* [Problem to solve] Find the lines of data that contain the string "this", then list them.

* [Recorded data]

* * * * * * *

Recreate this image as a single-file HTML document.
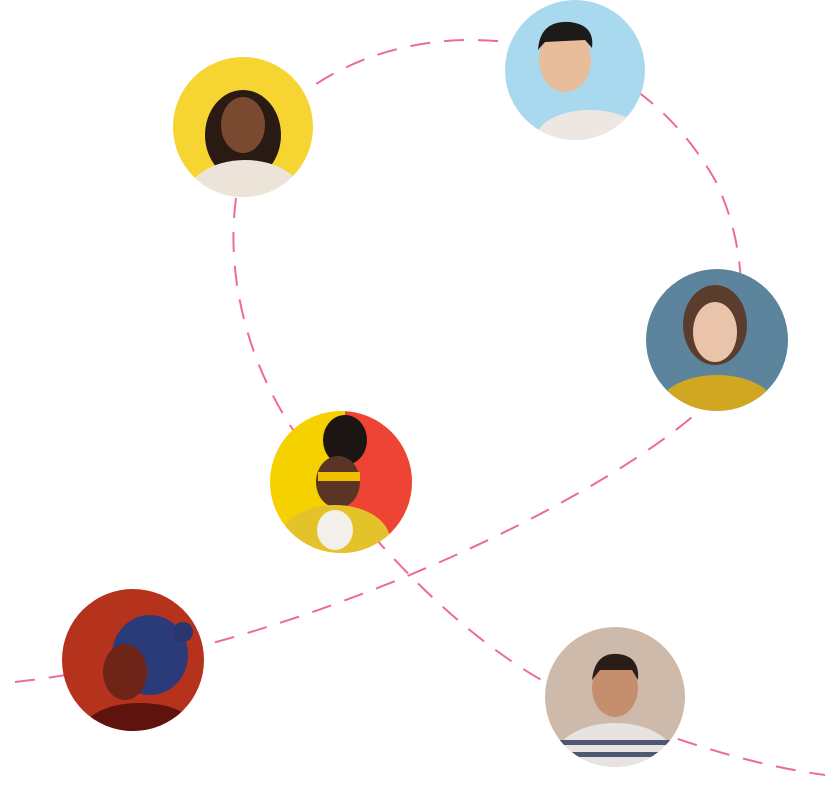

* * * * * * *

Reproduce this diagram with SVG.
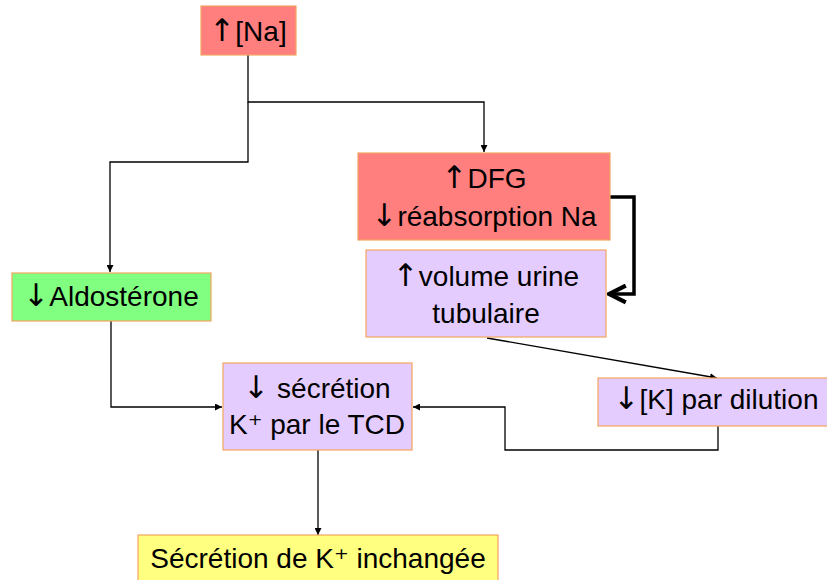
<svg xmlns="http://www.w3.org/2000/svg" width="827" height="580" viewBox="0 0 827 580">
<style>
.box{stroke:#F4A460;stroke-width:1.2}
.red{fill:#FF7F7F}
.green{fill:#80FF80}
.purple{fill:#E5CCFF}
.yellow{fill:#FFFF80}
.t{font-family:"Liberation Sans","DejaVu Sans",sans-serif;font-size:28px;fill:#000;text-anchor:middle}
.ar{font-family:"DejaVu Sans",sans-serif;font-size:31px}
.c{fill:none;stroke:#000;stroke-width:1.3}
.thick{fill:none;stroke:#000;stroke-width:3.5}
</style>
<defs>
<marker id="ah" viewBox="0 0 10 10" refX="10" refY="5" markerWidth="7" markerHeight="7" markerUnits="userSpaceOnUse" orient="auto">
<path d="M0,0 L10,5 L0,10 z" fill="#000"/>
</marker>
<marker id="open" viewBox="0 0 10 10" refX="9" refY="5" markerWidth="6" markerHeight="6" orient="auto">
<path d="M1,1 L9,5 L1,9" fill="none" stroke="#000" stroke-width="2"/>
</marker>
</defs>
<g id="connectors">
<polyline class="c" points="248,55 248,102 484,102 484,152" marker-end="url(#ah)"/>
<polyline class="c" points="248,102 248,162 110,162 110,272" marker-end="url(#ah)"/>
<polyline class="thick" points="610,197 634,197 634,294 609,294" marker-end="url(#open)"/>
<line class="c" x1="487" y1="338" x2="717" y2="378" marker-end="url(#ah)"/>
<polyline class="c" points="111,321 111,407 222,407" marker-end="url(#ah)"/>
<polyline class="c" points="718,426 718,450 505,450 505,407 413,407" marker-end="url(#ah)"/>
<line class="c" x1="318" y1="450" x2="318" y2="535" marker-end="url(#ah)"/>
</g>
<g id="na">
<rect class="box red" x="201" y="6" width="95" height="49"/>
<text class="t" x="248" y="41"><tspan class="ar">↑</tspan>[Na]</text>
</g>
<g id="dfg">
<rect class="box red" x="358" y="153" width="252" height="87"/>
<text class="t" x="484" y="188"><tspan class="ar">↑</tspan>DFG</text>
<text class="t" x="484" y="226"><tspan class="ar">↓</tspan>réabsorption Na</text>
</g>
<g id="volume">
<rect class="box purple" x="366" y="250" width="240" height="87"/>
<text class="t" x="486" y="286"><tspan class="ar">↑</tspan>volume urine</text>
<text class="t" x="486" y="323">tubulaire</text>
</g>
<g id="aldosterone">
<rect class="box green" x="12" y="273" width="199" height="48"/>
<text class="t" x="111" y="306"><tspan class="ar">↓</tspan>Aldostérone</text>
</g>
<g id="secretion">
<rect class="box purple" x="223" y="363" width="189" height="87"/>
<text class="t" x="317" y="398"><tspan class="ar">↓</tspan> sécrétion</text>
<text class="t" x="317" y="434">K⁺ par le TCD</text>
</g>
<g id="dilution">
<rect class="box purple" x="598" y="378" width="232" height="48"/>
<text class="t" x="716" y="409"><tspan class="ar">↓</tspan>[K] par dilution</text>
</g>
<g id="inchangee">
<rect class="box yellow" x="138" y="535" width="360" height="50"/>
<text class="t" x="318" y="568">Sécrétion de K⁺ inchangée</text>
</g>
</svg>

* * * * * * *

* [Reply to the exercise]
Recreate this image as a single-file HTML document.
Reproduce this diagram with SVG.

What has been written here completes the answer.